General Aviation Accident Bulletin, June 26, 2023

Recent general aviation and air carrier accidents.


AVweb’s General Aviation Accident Bulletin is taken from the pages of our sister publication, Aviation Safety magazine. All the reports listed here are preliminary and include only initial factual findings about crashes. You can learn more about the final probable cause on the NTSB’s website at Final reports appear about a year after the accident, although some take longer. Find out more about Aviation Safety at

March 17, 2023, Lubbock, Texas

Beech 58P Pressurized Baron

The airplane was destroyed at about 1136 Central time when it crashed shortly after takeoff following an apparent engine failure. The solo pilot sustained fatal injuries. Visual conditions prevailed.

A witness stated the airplane’s takeoff “seemed like a normal takeoff” and that the airplane lifted off about 2200 feet down the runway. He looked away momentarily and then heard an “audible change” in its engine sound. The witness then saw it in a left bank. Surveillance video recorded the airplane in a nose-down left bank prior to entering a left roll to inverted before it impacted terrain. The airplane was destroyed by impact forces and a postcrash fire. Examination revealed the left propeller had separated from the engine. All three of the left propeller’s blade roots were at an estimated angle-of-attack greater than 20 degrees. The right propeller blades were at a shallower angle and exhibited twisting and/or S-shaped bending, and chordwise scratching.

March 18, 2023, Gordonville, Texas

Aero Commander 100-180

At about 1035 Central time, the airplane was substantially damaged during a hard landing. The pilot was not injured and the passenger received minor injuries. Visual conditions prevailed.

According to the pilot, he was landing to the east with a quartering tailwind, approaching at about 80 KIAS. He observed that the wind had died down as the airplane descended below trees bordering the airport. When the main landing gear touched down, the airplane bounced. As the main landing gear contacted the runway again, the pilot and passenger heard an unusual, loud noise. The noise later was determined to be the nose landing gear colliding with the right main landing gear strut. The airplane slid about 30 feet before it nosed over and came to rest inverted.

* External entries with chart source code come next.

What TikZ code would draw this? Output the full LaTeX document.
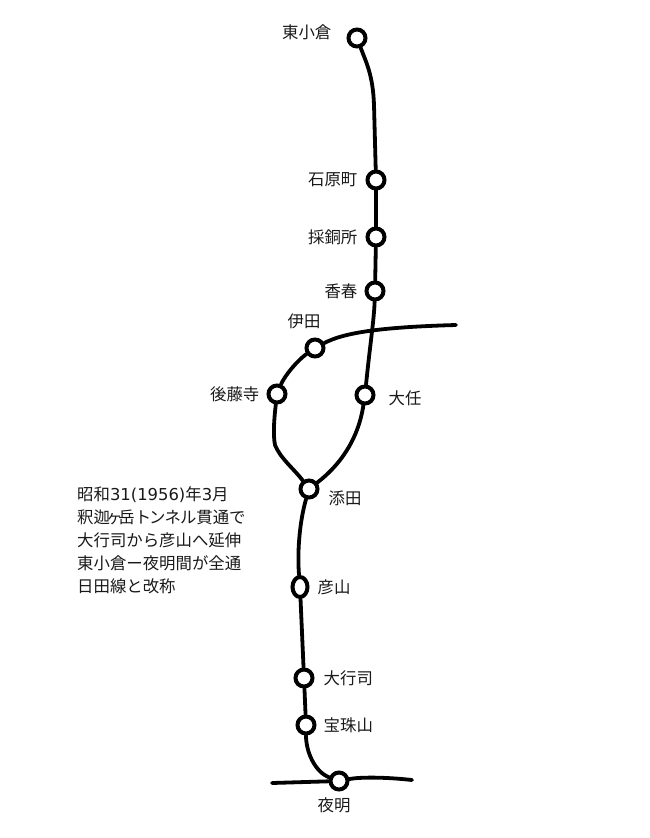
\documentclass[tikz,border=0pt]{standalone}
\usepackage{fontspec}
\setmainfont{Noto Sans CJK JP}
\newfontfamily\digitfont{DejaVu Sans}
\usetikzlibrary{positioning, shapes.geometric}

\begin{document}
\begin{tikzpicture}[
                x=1pt, y=-1pt,
                station/.style={circle, draw, line width=4pt, fill=white, minimum size=17pt, inner sep=0pt}, % Circle for stations
                stlabel/.style={font=\fontsize{16.4pt}{18pt}\selectfont, inner sep=0pt, text=black!90}, % Station names
                track/.style={draw, line width=3.8pt, line cap=round} % Styling for lines
                ]
                \useasboundingbox (0,0) rectangle (650,838);

                % stations
                \node[station] (higashikokura) at (357,38) {};
                \node[station] (ishiharamachi) at (376,180) {};
                \node[station] (saidosho) at (376,237) {};
                \node[station] (kawara) at (375,291) {};
                \node[station] (ita) at (315,348) {};
                \node[station] (gotoji) at (277,394) {};
                \node[station] (oto) at (365,395) {};
                \node[station] (soeda) at (309,489) {};
                \node[station, ellipse, minimum height=20pt, minimum width=15pt] (hikosan) at (300,587) {};
                \node[station] (daigyoji) at (304,678) {};
                \node[station] (hojuyama) at (306,725) {};
                \node[station] (yoake) at (339,781) {};

                % free ends of the crossing lines
                \coordinate (itaeast) at (456,325);
                \coordinate (yoakewest) at (272,783);
                \coordinate (yoakeeast) at (412,780);

                % names
                \node[stlabel, left=15pt of higashikokura, yshift=6pt] (lhigashikokura) {東小倉};
                \node[stlabel, left=8pt of ishiharamachi] (lishiharamachi) {石原町};
                \node[stlabel, left=8pt of saidosho] (lsaidosho) {採銅所};
                \node[stlabel, left=7pt of kawara] (lkawara) {香春};
                \node[stlabel, above=8pt of ita, xshift=-11pt] (lita) {伊田};
                \node[stlabel, left=7pt of gotoji] (lgotoji) {後藤寺};
                \node[stlabel, right=13pt of oto, yshift=-3pt] (loto) {大任};
                \node[stlabel, right=9pt of soeda, yshift=-9pt] (lsoeda) {添田};
                \node[stlabel, right=8pt of hikosan] (lhikosan) {彦山};
                \node[stlabel, right=9pt of daigyoji] (ldaigyoji) {大行司};
                \node[stlabel, right=7pt of hojuyama] (lhojuyama) {宝珠山};
                \node[stlabel, below=6pt of yoake, xshift=-5pt] (lyoake) {夜明};

                % lines
                \path[track] (higashikokura) .. controls (366,62) and (373,75) .. (374,105) -- (ishiharamachi);
                \path[track] (ishiharamachi) -- (saidosho);
                \path[track] (saidosho) -- (kawara);
                \path[track] (kawara) .. controls (374,320) and (370,345) .. (oto);
                \path[track] (ita) .. controls (345,332) and (385,327) .. (itaeast);
                \path[track] (ita) .. controls (298,360) and (285,375) .. (gotoji);
                \path[track] (gotoji) .. controls (274,420) and (273,435) .. (275,445) .. controls (280,458) and (295,470) .. (soeda);
                \path[track] (oto) .. controls (358,440) and (340,465) .. (soeda);
                \path[track] (soeda) .. controls (300,520) and (297,550) .. (hikosan);
                \path[track] (hikosan) -- (daigyoji);
                \path[track] (daigyoji) -- (hojuyama);
                \path[track] (hojuyama) .. controls (306,752) and (315,772) .. (yoake);
                \path[track] (yoakewest) -- (yoake);
                \path[track] (yoake) .. controls (360,777) and (385,777) .. (yoakeeast);

                % note
                \node[stlabel, align=left, anchor=north west, font=\fontsize{16.4pt}{23.1pt}\selectfont] (note) at (77,486)
                    {昭和{\digitfont 31(1956)}年{\digitfont 3}月\\釈迦\hspace{-4pt}ヶ\hspace{-4pt}岳ト\hspace{-2pt}ン\hspace{-1pt}ネ\hspace{-1pt}ル貫通で\\大行司から彦山へ延伸\\東小倉ー夜明間が全通\\日田線と改称};
            \end{tikzpicture}
\end{document}
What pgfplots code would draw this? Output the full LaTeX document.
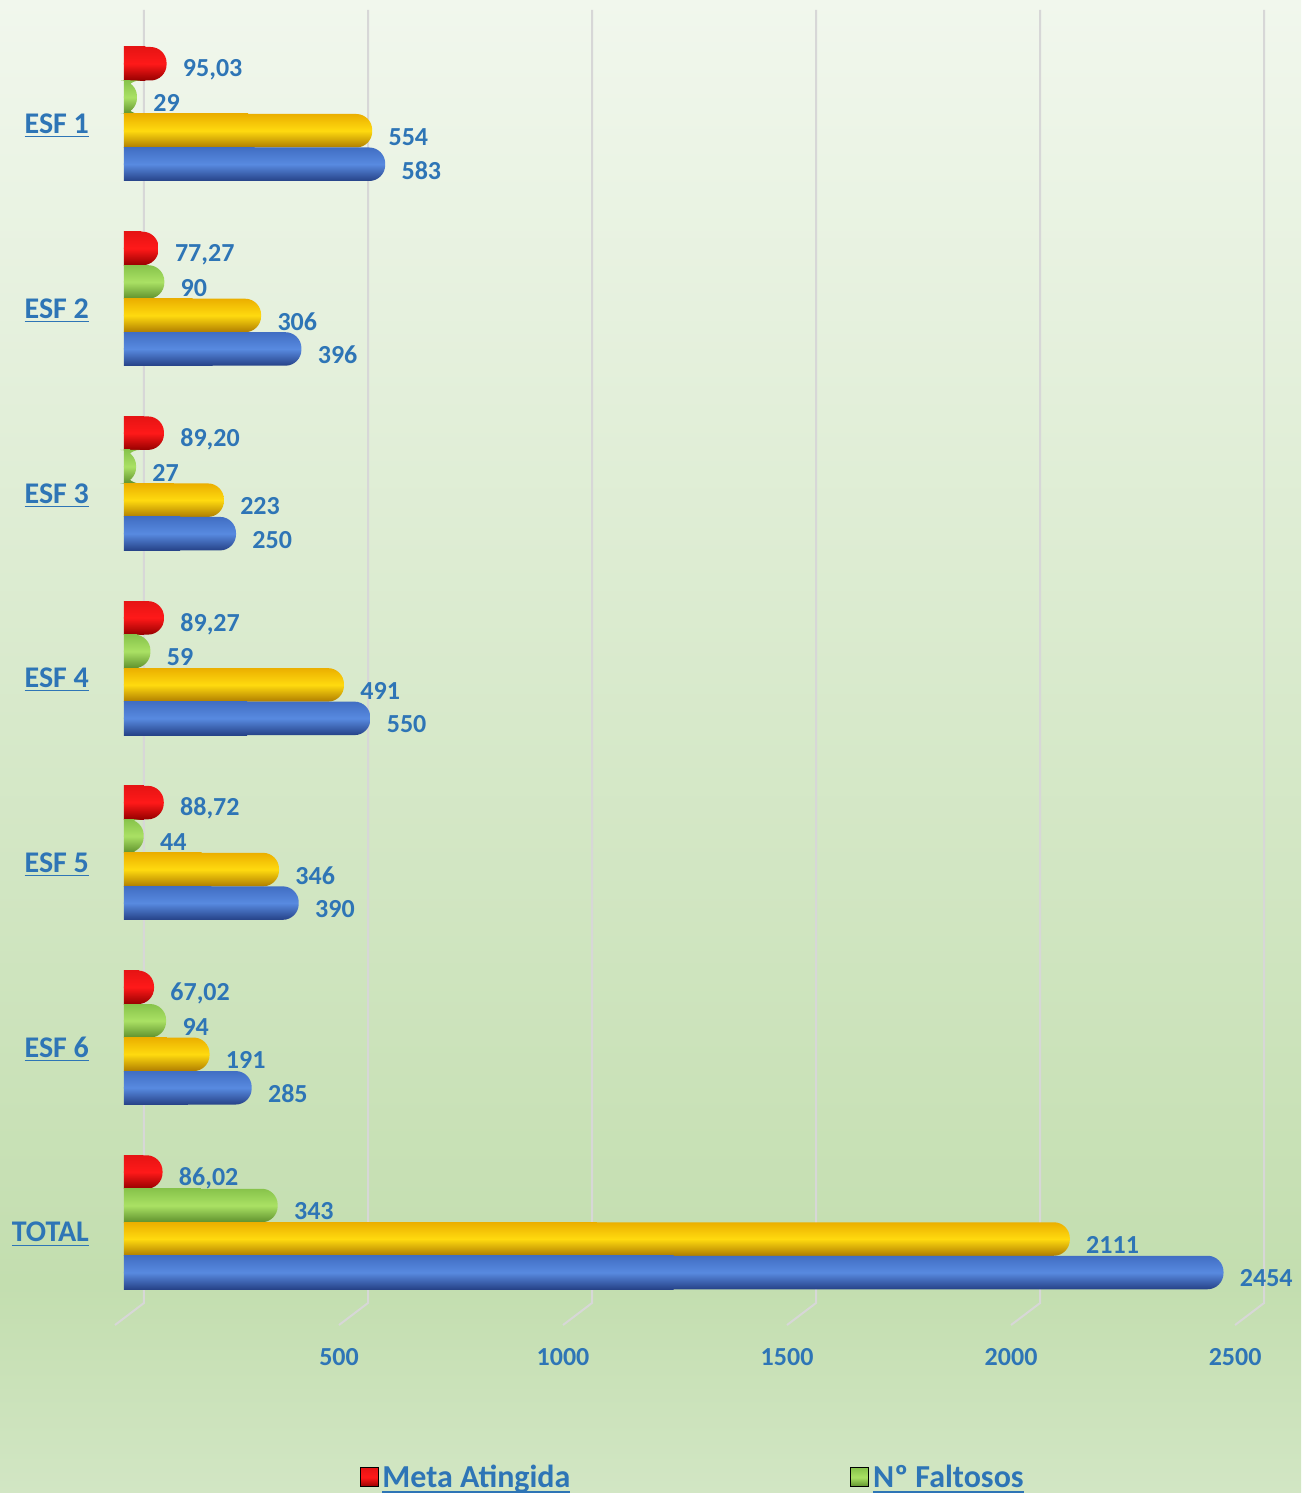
\documentclass[border=0pt]{standalone}
\usepackage{pgfplots}
\pgfplotsset{compat=1.18}
\usepackage{pgfplotstable}
\usepackage{fontspec}
\setmainfont{Carlito}
\definecolor{lblue}{RGB}{46,117,182}
\definecolor{gridc}{RGB}{215,215,215}
\definecolor{bgtop}{RGB}{241,247,237}
\definecolor{bgmid}{RGB}{195,222,175}
\definecolor{bgbot}{RGB}{210,230,196}
\definecolor{rtop}{RGB}{230,20,20}
\definecolor{rmid}{RGB}{255,25,25}
\definecolor{rbot}{RGB}{150,0,0}
\definecolor{gtop}{RGB}{135,195,75}
\definecolor{gmid}{RGB}{170,225,100}
\definecolor{gbot}{RGB}{95,145,45}
\definecolor{ytop}{RGB}{235,175,0}
\definecolor{ymid}{RGB}{255,218,15}
\definecolor{ybot}{RGB}{175,125,0}
\definecolor{btop}{RGB}{65,110,195}
\definecolor{bmid}{RGB}{88,138,224}
\definecolor{bbot}{RGB}{38,66,135}
\newsavebox{\ulbox}
\newcommand{\ul}[1]{\sbox{\ulbox}{#1}\rlap{\rule[-3.2pt]{\wd\ulbox}{1.3pt}}\usebox{\ulbox}}
\pgfplotstableread{
y red redl green yellow blue
0 95.03 95,03 29 554 583
1 77.27 77,27 90 306 396
2 89.20 89,20 27 223 250
3 89.27 89,27 59 491 550
4 88.72 88,72 44 346 390
5 67.02 67,02 94 191 285
6 86.02 86,02 343 2111 2454
}\data
\pgfplotsset{
  bb/.style={xbar, bar width=16.75pt, draw=none, forget plot},
  lbl/.style={nodes near coords, point meta=explicit symbolic,
    every node near coord/.append style={anchor=west, inner sep=0pt, xshift=8pt, yshift=#1,
      font=\bfseries\fontsize{13}{13}\selectfont, text=lblue}},
  rsh/.style={top color=rtop, bottom color=rbot, middle color=rmid},
  gsh/.style={top color=gtop, bottom color=gbot, middle color=gmid},
  ysh/.style={top color=ytop, bottom color=ybot, middle color=ymid},
  bsh/.style={top color=btop, bottom color=bbot, middle color=bmid},
}
\pgfdeclareverticalshading{bgshade}{100bp}{color(0bp)=(bgbot); color(25bp)=(bgbot); color(32bp)=(bgmid); color(75bp)=(bgtop); color(100bp)=(bgtop)}
\begin{document}
\begin{tikzpicture}
\shade[shading=bgshade] (-62pt,-96.5pt) rectangle (588.5pt,650pt);
\foreach \v in {0,500,1000,1500,2000,2500}{
  \pgfmathsetmacro{\gx}{\v/2627*588.5+10}
  \draw[gridc, line width=1pt] (\gx pt,645pt) -- (\gx pt,-1.5pt) -- ++(-14.5pt,-11pt);
}
\begin{axis}[
  at={(0,0)}, anchor=south west, scale only axis,
  width=588.5pt, height=645pt,
  xmin=0, xmax=2627, ymin=-0.563, ymax=6.421, y dir=reverse,
  axis line style={draw=none}, major tick length=0pt,
  clip=false,
  xtick={0,500,1000,1500,2000,2500},
  xticklabels={,500,1000,1500,2000,2500},
  ytick={0,1,2,3,4,5,6},
  yticklabels={\underline{ESF 1},\underline{ESF 2},\underline{ESF 3},\underline{ESF 4},\underline{ESF 5},\underline{ESF 6},\underline{TOTAL}},
  /pgf/number format/assume math mode=true,
  xticklabel style={font=\bfseries\fontsize{13}{13}\selectfont, text=lblue, xshift=-4.5pt, yshift=-20.5pt},
  yticklabel style={font=\bfseries\fontsize{15}{15}\selectfont, text=lblue, xshift=-14pt, yshift=-6pt},
  legend columns=2,
  legend style={draw=none, fill=none, at={(0.484,-0.1374)}, anchor=center,
    font=\bfseries\fontsize{16}{16}\selectfont, text=lblue,
    /tikz/every even column/.append style={column sep=138pt}},
]
\pgfplotsinvokeforeach{0,1,2,3,4,5,6}{
\addplot[bb, rsh, rounded corners=8pt, lbl=22.1pt, bar shift=25.125pt, restrict y to domain=#1:#1]
  table[x=red, y=y, meta=redl] {\data};
\addplot[bb, rsh, bar shift=25.125pt, restrict y to domain=#1:#1] table[x expr=\thisrow{red}/2, y=y] {\data};
\addplot[bb, gsh, rounded corners=8pt, lbl=5.4pt, bar shift=8.375pt, restrict y to domain=#1:#1]
  table[x=green, y=y, meta=green] {\data};
\addplot[bb, gsh, bar shift=8.375pt, restrict y to domain=#1:#1] table[x expr=\thisrow{green}/2, y=y] {\data};
\addplot[bb, ysh, rounded corners=8pt, lbl=-11.4pt, bar shift=-8.375pt, restrict y to domain=#1:#1]
  table[x=yellow, y=y, meta=yellow] {\data};
\addplot[bb, ysh, bar shift=-8.375pt, restrict y to domain=#1:#1] table[x expr=\thisrow{yellow}/2, y=y] {\data};
\addplot[bb, bsh, rounded corners=8pt, lbl=-28.1pt, bar shift=-25.125pt, restrict y to domain=#1:#1]
  table[x=blue, y=y, meta=blue] {\data};
\addplot[bb, bsh, bar shift=-25.125pt, restrict y to domain=#1:#1] table[x expr=\thisrow{blue}/2, y=y] {\data};
}
\addlegendimage{legend image code/.code={\shade[top color=rtop, bottom color=rbot, middle color=rmid] (0pt,-4.75pt) rectangle (9pt,4.75pt);}}
\addlegendentry{\ul{Meta Atingida}}
\addlegendimage{legend image code/.code={\shade[top color=gtop, bottom color=gbot, middle color=gmid] (0pt,-4.75pt) rectangle (9pt,4.75pt);}}
\addlegendentry{\ul{Nº Faltosos}}
\end{axis}
\pgfresetboundingbox
\path (-62pt,-96.5pt) rectangle (588.5pt,650pt);
\end{tikzpicture}
\end{document}
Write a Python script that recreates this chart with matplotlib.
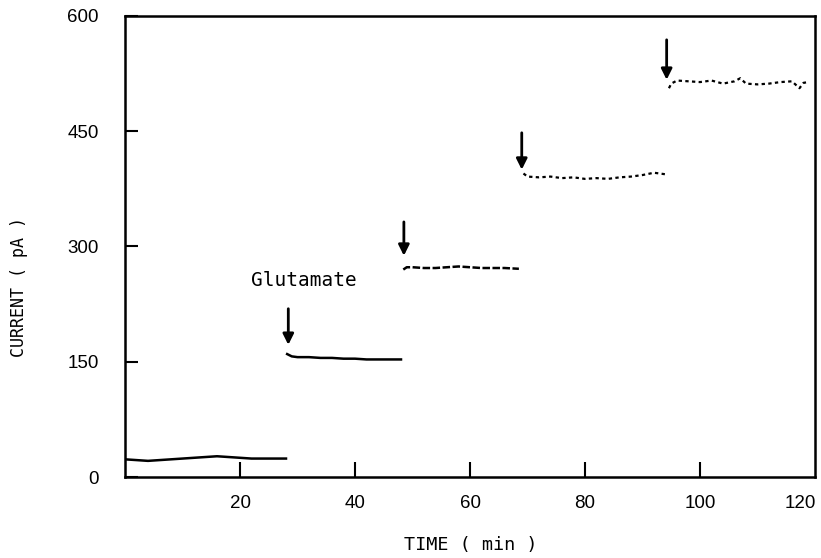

March 23, 2023, Travelers Rest, S.C.

Cessna 177B Cardinal

The airplane was substantially damaged at about 1830 Eastern time during an off-field landing following engine failure. The flight instructor and private pilot were not injured. Visual conditions prevailed.

After conducting airwork for a flight review and adding fuel at a nearby airport, they departed for home base. About 15 minutes into the flight, while in a “gentle cruise climb,” the engine backfired a couple of times without warning and “shuddered,” and then lost all power. The instructor assumed control of the airplane, established a glide and performed remedial actions, but the efforts were unsuccessful. During the landing roll in the “recently plowed” field while at a low groundspeed, the nosewheel settled into the mud and the airplane nosed over.

March 25, 2023, Johns Island, S.C.

Piper PA-28-161 Warrior II

At 1252 Eastern time, the airplane was substantially damaged when it collided with terrain after its pilot encountered instrument conditions. The solo private pilot was fatally injured. A mix of visual and instrument conditions prevailed.

The pilot was receiving ATC flight following services. At 1251, a controller noticed the airplane started to turn right and descend. The controller queried the pilot about the maneuver, to which the pilot responded, “Mayday, Mayday…in the clouds…I’m going down.” A witness heard a high-pitched whining noise and looked up just after the airplane impacted the marsh across from where he was launching his boat. The witness said the airplane sounded similar to a World War II divebomber, with the engine whining at a high pitch. He said the weather was overcast “almost as if it was going to rain.”